Lando Bartolini rated a warm reception for braving the title role, which found the veteran tenor a bit shaky in intonation from time to time but still thrillingly stentorian in his big moments. Carol Ann Manzi showed verismo commitment in her fervent Maria, and Philip Cokorinos embodied aloof authority as MacGregor, her father. The supporting singers did well, notably bass-baritone Lawrence Long as the semi-comic innkeeper Tom and lyric mezzo Anna Tonna as his son Willie. The real heavy hitters of the evening, however, were dramatic mezzo Eugenie Grunewald, singing over an announced indisposition as “mad” Margherita, the prophetic ballad singer, and baritone Brian Davis as Douglas, the intrepid bridegroom who faces Ratcliff down. These troupers, like Silipigni, sensed from the solar plexus what Mascagni was up to. Over rough spots as well as high spots, they took the measure of his risky score.
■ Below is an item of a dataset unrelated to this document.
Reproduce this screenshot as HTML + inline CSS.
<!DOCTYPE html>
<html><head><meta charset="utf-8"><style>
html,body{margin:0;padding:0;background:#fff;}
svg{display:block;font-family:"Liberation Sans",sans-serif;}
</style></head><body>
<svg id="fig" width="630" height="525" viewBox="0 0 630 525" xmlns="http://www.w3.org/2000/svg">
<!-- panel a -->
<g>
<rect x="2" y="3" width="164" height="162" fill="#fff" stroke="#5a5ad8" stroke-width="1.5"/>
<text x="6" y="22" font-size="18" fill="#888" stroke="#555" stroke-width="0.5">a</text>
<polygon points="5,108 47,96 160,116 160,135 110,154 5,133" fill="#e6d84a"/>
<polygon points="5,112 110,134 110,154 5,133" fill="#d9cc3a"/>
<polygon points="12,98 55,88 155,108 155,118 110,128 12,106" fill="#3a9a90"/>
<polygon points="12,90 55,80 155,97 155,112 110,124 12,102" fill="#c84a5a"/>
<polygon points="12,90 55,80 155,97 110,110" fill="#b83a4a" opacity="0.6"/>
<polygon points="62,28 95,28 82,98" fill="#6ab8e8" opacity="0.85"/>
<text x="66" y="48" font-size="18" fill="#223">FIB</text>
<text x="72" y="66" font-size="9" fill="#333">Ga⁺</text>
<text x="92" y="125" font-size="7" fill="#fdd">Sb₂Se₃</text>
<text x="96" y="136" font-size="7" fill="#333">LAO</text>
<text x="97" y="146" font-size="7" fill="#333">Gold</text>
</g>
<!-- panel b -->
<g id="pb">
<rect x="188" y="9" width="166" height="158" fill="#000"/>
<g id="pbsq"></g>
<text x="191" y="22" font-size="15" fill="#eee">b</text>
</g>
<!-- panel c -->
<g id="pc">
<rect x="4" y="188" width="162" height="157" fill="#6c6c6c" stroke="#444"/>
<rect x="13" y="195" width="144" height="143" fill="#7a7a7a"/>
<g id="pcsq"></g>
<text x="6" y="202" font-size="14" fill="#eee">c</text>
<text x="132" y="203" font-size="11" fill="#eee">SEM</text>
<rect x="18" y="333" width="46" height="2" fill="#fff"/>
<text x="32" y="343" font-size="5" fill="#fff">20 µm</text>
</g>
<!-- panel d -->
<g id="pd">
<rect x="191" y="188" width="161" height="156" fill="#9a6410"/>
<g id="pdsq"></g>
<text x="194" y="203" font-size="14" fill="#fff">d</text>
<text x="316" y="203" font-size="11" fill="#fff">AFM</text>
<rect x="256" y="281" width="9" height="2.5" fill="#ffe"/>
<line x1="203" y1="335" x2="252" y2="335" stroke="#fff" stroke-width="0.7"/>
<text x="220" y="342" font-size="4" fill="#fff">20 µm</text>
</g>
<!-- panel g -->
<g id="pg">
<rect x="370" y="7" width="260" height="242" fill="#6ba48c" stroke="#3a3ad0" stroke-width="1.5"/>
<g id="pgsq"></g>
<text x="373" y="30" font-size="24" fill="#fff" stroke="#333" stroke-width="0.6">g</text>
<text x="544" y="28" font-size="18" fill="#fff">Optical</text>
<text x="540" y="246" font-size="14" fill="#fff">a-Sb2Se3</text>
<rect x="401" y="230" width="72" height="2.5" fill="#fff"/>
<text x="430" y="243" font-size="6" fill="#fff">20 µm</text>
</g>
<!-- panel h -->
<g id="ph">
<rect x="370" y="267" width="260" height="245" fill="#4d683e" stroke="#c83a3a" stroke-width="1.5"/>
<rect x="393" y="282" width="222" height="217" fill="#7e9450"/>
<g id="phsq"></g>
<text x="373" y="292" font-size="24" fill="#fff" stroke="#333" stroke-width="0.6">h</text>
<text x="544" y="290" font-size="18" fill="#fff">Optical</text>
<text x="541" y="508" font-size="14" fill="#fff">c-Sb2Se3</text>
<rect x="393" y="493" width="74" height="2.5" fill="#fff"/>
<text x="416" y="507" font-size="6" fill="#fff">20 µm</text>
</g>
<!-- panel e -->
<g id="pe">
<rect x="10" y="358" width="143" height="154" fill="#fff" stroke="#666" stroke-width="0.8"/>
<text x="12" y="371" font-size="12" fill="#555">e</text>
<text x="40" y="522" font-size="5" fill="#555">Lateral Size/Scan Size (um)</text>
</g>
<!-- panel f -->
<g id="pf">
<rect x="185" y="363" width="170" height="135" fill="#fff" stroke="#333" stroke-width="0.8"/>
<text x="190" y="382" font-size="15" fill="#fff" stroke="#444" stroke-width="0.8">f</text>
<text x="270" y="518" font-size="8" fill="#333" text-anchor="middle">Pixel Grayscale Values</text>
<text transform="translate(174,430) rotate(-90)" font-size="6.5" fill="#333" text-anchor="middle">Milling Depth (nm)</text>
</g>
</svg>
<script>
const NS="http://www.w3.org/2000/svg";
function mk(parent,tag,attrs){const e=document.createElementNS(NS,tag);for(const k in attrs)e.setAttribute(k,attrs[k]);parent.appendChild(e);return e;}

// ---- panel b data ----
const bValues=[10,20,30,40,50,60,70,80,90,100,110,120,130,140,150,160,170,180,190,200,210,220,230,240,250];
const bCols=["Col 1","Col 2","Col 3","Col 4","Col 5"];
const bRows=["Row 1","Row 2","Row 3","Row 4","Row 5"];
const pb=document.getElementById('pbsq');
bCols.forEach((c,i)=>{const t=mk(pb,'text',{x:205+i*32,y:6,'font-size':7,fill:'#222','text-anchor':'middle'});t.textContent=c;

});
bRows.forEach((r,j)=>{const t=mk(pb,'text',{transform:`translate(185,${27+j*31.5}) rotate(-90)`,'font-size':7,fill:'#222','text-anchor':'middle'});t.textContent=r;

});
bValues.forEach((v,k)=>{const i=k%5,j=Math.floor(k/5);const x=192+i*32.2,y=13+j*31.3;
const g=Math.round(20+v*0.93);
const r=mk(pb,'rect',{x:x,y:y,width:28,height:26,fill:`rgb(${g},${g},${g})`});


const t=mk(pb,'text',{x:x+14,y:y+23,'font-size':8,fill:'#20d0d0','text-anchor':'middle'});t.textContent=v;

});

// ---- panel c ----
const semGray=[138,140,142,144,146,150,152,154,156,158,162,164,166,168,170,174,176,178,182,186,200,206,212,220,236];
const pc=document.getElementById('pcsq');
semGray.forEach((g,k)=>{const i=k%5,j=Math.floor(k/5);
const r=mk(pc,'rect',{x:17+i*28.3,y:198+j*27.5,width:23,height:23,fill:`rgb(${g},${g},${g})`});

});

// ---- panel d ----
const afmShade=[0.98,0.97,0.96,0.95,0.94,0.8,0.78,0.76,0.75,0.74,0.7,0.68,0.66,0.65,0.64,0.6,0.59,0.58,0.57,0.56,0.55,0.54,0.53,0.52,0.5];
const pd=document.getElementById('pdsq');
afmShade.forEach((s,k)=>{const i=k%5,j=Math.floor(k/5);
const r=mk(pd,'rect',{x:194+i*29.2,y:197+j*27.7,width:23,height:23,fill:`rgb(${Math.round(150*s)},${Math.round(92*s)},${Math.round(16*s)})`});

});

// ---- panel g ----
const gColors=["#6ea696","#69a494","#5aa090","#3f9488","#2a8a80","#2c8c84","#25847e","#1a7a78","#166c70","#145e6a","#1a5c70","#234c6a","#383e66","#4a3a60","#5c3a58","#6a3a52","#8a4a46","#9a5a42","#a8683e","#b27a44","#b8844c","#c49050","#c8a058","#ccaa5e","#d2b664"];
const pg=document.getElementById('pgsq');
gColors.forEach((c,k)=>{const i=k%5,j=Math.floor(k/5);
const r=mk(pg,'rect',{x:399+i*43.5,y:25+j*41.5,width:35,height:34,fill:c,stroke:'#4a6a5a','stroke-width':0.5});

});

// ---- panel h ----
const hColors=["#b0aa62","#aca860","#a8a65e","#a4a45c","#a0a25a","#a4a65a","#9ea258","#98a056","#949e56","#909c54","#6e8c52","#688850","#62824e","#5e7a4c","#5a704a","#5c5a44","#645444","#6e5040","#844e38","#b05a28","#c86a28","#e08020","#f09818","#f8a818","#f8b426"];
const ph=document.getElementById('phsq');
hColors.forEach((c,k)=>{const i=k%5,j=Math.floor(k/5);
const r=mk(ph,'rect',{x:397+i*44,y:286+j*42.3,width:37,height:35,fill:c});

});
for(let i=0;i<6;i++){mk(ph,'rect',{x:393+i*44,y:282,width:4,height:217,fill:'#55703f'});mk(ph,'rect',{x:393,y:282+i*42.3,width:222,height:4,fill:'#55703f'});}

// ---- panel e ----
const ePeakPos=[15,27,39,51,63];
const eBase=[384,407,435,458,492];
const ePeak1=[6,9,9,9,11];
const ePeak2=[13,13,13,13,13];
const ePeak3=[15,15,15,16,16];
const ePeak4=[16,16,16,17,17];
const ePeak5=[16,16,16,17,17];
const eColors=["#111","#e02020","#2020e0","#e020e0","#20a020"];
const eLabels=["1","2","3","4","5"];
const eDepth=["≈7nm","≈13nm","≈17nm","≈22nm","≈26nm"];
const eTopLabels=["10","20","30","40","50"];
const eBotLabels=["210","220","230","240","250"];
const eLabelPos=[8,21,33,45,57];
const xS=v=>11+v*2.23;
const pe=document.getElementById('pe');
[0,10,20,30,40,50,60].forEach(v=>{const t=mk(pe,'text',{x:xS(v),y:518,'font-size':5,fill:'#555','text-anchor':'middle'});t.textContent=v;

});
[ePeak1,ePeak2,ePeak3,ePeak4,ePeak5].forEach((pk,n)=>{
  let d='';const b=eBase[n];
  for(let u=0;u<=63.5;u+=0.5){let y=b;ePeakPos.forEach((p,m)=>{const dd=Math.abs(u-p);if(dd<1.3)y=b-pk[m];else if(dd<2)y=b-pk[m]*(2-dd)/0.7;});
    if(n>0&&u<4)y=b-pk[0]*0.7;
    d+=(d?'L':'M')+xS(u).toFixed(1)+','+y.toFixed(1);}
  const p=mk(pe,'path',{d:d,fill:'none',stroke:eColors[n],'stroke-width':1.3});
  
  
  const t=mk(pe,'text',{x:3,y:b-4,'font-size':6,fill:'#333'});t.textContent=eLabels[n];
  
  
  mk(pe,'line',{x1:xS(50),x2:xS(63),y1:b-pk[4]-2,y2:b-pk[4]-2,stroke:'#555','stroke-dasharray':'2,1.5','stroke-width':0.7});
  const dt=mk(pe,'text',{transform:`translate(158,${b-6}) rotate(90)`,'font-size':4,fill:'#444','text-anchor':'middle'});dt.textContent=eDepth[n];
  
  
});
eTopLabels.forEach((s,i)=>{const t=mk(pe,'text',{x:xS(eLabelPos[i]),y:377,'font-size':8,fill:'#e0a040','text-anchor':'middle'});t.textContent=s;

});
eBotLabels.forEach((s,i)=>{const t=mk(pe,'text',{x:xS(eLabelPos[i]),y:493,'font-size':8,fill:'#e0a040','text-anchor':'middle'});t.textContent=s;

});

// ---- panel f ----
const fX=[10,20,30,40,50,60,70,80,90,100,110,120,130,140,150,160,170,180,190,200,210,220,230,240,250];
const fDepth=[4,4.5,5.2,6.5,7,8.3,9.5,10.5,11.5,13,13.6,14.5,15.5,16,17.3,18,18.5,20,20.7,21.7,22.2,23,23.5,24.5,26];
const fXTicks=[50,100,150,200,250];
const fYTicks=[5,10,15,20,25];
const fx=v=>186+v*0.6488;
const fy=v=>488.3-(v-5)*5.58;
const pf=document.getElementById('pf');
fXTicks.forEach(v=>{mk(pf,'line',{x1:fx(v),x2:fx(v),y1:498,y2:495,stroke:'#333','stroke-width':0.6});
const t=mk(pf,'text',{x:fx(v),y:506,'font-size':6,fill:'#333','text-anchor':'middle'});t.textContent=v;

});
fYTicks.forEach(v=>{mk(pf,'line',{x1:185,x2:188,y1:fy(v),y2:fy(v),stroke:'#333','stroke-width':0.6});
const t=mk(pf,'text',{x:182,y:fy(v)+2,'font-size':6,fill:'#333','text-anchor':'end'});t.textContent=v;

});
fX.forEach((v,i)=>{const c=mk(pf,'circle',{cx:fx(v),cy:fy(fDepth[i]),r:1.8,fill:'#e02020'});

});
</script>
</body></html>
John W. Freeman, Opera News

Cavalleria Rusticana will keep Pietro Mascagni’s name alive as long as opera houses exist, but to the dedicated mascagnano, this youthful smash hit is small beer. For the true believer, three operas define Mascagni’s genius, each one epitomizing a different stage in the composer’s creative development: Guglielmo Ratcliff (first performed in 1895 but mostly written ten years earlier), Iris (1898), and Parisina (1913). This will probably come as news to more casual operagoers, who are unlikely to have encountered any of them. Guglielmo Ratcliff, in fact, had never before been heard in this country until Teatro Grattacielo, an adventurous group that specializes in presenting rarely heard Italian operas by Mascagni and his contemporaries, gave a concert performance not long ago in Alice Tully Hall.
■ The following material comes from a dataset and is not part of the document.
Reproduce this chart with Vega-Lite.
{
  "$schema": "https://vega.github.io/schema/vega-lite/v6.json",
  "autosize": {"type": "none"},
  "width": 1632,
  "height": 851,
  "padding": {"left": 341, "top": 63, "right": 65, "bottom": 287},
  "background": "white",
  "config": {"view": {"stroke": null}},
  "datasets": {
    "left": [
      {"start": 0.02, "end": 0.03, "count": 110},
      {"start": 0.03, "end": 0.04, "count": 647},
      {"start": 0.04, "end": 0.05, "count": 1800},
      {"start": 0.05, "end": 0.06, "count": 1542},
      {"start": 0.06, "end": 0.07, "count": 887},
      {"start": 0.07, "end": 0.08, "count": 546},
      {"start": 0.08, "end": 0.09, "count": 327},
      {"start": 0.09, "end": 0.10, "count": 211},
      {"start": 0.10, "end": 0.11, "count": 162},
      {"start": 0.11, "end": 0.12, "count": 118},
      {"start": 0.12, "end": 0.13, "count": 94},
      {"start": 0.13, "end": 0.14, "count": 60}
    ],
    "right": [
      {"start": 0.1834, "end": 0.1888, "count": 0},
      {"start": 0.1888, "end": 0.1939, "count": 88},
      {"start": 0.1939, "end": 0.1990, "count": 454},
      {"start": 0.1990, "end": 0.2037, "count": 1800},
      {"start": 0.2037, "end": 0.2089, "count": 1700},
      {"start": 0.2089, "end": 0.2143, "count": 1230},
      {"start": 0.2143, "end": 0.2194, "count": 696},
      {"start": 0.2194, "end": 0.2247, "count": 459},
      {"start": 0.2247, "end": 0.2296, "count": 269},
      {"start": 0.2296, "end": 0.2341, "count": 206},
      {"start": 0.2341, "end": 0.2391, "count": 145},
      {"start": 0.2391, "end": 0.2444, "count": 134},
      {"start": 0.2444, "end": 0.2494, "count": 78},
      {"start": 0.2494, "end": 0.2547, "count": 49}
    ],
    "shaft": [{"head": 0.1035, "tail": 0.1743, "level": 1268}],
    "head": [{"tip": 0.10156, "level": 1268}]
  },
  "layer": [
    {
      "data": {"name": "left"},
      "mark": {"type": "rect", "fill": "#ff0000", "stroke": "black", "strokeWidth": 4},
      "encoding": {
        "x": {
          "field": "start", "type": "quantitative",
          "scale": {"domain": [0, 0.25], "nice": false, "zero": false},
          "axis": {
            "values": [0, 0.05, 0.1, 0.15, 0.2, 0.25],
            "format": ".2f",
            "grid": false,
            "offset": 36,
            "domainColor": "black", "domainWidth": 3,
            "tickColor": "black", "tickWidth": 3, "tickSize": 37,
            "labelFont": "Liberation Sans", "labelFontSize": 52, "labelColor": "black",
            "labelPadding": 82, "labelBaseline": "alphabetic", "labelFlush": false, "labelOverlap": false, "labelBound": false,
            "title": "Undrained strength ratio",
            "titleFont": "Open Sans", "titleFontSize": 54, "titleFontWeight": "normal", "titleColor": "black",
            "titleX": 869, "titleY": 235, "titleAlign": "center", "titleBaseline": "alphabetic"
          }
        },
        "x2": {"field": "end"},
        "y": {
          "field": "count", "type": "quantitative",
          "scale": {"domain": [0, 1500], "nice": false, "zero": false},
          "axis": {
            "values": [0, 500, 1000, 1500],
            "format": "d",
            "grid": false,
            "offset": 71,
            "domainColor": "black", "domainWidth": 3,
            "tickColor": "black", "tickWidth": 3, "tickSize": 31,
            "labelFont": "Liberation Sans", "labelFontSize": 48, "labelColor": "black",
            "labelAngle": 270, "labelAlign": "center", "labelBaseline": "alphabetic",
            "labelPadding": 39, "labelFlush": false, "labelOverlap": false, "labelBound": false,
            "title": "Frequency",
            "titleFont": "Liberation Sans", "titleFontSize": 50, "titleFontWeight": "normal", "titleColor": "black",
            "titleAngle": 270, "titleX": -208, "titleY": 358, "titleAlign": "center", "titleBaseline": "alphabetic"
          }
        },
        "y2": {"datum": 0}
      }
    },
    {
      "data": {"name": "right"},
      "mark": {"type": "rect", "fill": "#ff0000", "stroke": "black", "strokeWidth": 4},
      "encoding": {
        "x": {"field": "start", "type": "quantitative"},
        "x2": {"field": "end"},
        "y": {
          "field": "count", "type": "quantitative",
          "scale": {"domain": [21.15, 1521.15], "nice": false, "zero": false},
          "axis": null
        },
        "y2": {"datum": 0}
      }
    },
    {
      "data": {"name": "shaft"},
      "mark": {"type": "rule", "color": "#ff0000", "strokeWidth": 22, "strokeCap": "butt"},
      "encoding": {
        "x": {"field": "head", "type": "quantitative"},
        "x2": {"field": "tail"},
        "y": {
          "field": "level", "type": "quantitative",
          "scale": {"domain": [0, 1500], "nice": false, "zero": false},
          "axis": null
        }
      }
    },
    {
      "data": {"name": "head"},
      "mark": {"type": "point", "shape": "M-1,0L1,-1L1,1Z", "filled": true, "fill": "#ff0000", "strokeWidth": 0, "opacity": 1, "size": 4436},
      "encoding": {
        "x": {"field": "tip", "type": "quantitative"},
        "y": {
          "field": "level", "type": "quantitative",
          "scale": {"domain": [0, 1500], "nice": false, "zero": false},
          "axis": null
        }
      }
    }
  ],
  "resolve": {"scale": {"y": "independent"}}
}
It would be easy to sneer at Guglielmo Ratcliff and the Heinrich Heine play that provided the source material. Both are extravagantly confessional works conceived by men barely out of their teens, although Heine impulsively wrote his “dramatic ballad” in three days while Mascagni toiled on his four-act opera for twelve years. It’s a tale of the Romantic outsider in the raw, a Scottish youth named William Ratcliff who methodically murders all suitors for the hand of his unobtainable beloved, Maria, until he kills her and himself in a gory Liebestod. There is nothing quite like Ratcliff in Italian opera, a work obsessively loyal to its origins—Mascagni set Heine’s verse, translated into Italian, word for word and faithfully turned the play’s long narratives into complex musical structures. Despite its emotional excesses, the opera is carefully planned, intensely word-conscious, and at times almost painfully expressive.
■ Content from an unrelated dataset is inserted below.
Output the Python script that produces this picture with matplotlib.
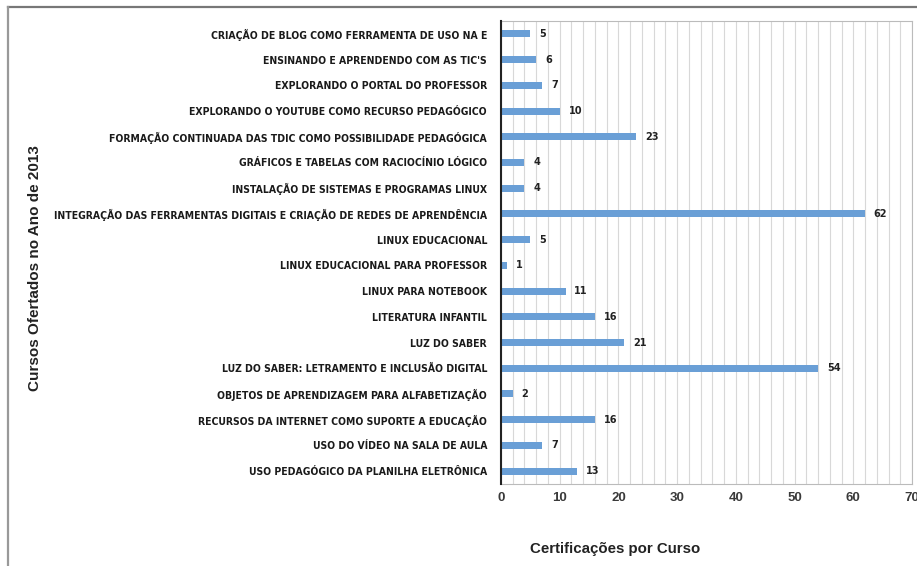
import numpy as np
import matplotlib.pyplot as plt
from matplotlib import font_manager
from matplotlib.lines import Line2D

cursos = [
    "CRIAÇÃO DE BLOG COMO FERRAMENTA DE USO NA E",
    "ENSINANDO E APRENDENDO COM AS TIC'S",
    "EXPLORANDO O PORTAL DO PROFESSOR",
    "EXPLORANDO O YOUTUBE COMO RECURSO PEDAGÓGICO",
    "FORMAÇÃO CONTINUADA DAS TDIC COMO POSSIBILIDADE PEDAGÓGICA",
    "GRÁFICOS E TABELAS COM RACIOCÍNIO LÓGICO",
    "INSTALAÇÃO DE SISTEMAS E PROGRAMAS LINUX",
    "INTEGRAÇÃO DAS FERRAMENTAS DIGITAIS E CRIAÇÃO DE REDES DE APRENDÊNCIA",
    "LINUX EDUCACIONAL",
    "LINUX EDUCACIONAL PARA PROFESSOR",
    "LINUX PARA NOTEBOOK",
    "LITERATURA INFANTIL",
    "LUZ DO SABER",
    "LUZ DO SABER: LETRAMENTO E INCLUSÃO DIGITAL",
    "OBJETOS DE APRENDIZAGEM PARA ALFABETIZAÇÃO",
    "RECURSOS DA INTERNET COMO SUPORTE A EDUCAÇÃO",
    "USO DO VÍDEO NA SALA DE AULA",
    "USO PEDAGÓGICO DA PLANILHA ELETRÔNICA",
]
certificacoes = [5, 6, 7, 10, 23, 4, 4, 62, 5, 1, 11, 16, 21, 54, 2, 16, 7, 13]
xticks = [0, 10, 20, 30, 40, 50, 60, 70]

# narrow bold font for the course names, if one is around
names = {f.name for f in font_manager.fontManager.ttflist}
cond = font_manager.findfont(font_manager.FontProperties(
    family='DejaVu Sans', stretch='condensed', weight='bold'))
if 'Liberation Sans Narrow' in names:
    lab_kw = dict(family='Liberation Sans Narrow', fontweight='bold', fontsize=8.3)
    num_kw = dict(family='Liberation Sans Narrow', fontweight='bold', fontsize=8.5)
elif 'Condensed' in cond:
    lab_kw = dict(family='DejaVu Sans', fontstretch='condensed',
                  fontweight='bold', fontsize=7.5)
    num_kw = dict(family='DejaVu Sans', fontstretch='condensed',
                  fontweight='bold', fontsize=7.8)
else:
    lab_kw = dict(family='Liberation Sans', fontweight='bold', fontsize=6.9)
    num_kw = dict(family='Liberation Sans', fontweight='bold', fontsize=7.5)

arial = ['Liberation Sans', 'DejaVu Sans']

fig = plt.figure(figsize=(9.17, 5.66), dpi=100)
ax = fig.add_axes([501/917, 1 - 484/566, (912-501)/917, (484-21)/566])

y = np.arange(len(cursos))
ax.barh(y, certificacoes, height=0.27, color='#6a9fd6', zorder=3)
for yi, v in zip(y, certificacoes):
    ax.text(v + 1.5, yi, str(v), va='center', ha='left', color='#222222',
            **num_kw)

ax.set_ylim(len(cursos) - 0.5, -0.5)
ax.set_xlim(0, 70)
ax.set_yticks(y)
ax.set_yticklabels(cursos, color='#1a1a1a', **lab_kw)
ax.set_xticks(xticks)
ax.set_xticklabels([str(t) for t in xticks], family=arial, fontsize=9.5,
                   fontweight='bold', color='#3a3a3a')
ax.set_xticks(np.arange(0, 71, 2), minor=True)
ax.grid(True, axis='x', which='both', color='#d8d8d8', linewidth=0.8, zorder=0)
ax.tick_params(axis='both', which='both', length=0)
ax.tick_params(axis='y', pad=10)
ax.tick_params(axis='x', pad=6)

for s in ['top', 'right', 'bottom']:
    ax.spines[s].set_color('#bbbbbb')
    ax.spines[s].set_linewidth(0.8)
ax.spines['left'].set_color('#222222')
ax.spines['left'].set_linewidth(1.5)
ax.spines['left'].set_zorder(4)

fig.text(35/917, 1 - 268/566, 'Cursos Ofertados no Ano de 2013', rotation=90,
         ha='center', va='center', fontsize=11, fontweight='bold',
         family=arial, color='#222222')
fig.text(615/917, 1 - 549/566, 'Certificações por Curso', ha='center',
         va='center', fontsize=10.8, fontweight='bold', family=arial,
         color='#222222')

# outer frame (top and left edges visible)
fig.add_artist(Line2D([8/917, 1], [1 - 7/566, 1 - 7/566], color='#777777',
                      linewidth=1.6, transform=fig.transFigure))
fig.add_artist(Line2D([8/917, 8/917], [0, 1 - 7/566], color='#999999',
                      linewidth=1.6, transform=fig.transFigure))

fig.savefig('out.png', dpi=100)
Unfortunately, it is also dreadfully unwieldy and the title role almost impossible to sing. So congratulations to Lando Bartolini, who tirelessly belted out this killer part and probably didn’t need to be accommodated by so many cuts in his music. In fact, the whole cast was strong: Carol Ann Manzi as the hapless Maria; Eugenie Grunewald as her crazed nurse, Margherita; Brian Davis as Guglielmo’s rival, Douglas; and Philip Cokorinos as Maria’s crusty father. An old hand at keeping this sort of repertory moving and under control, Alfredo Silipigni conducted with authority. Guglielmo Ratcliff will now no doubt return to its slumbers, but thanks once again to Teatro Grattacielo for performing a heroic community service.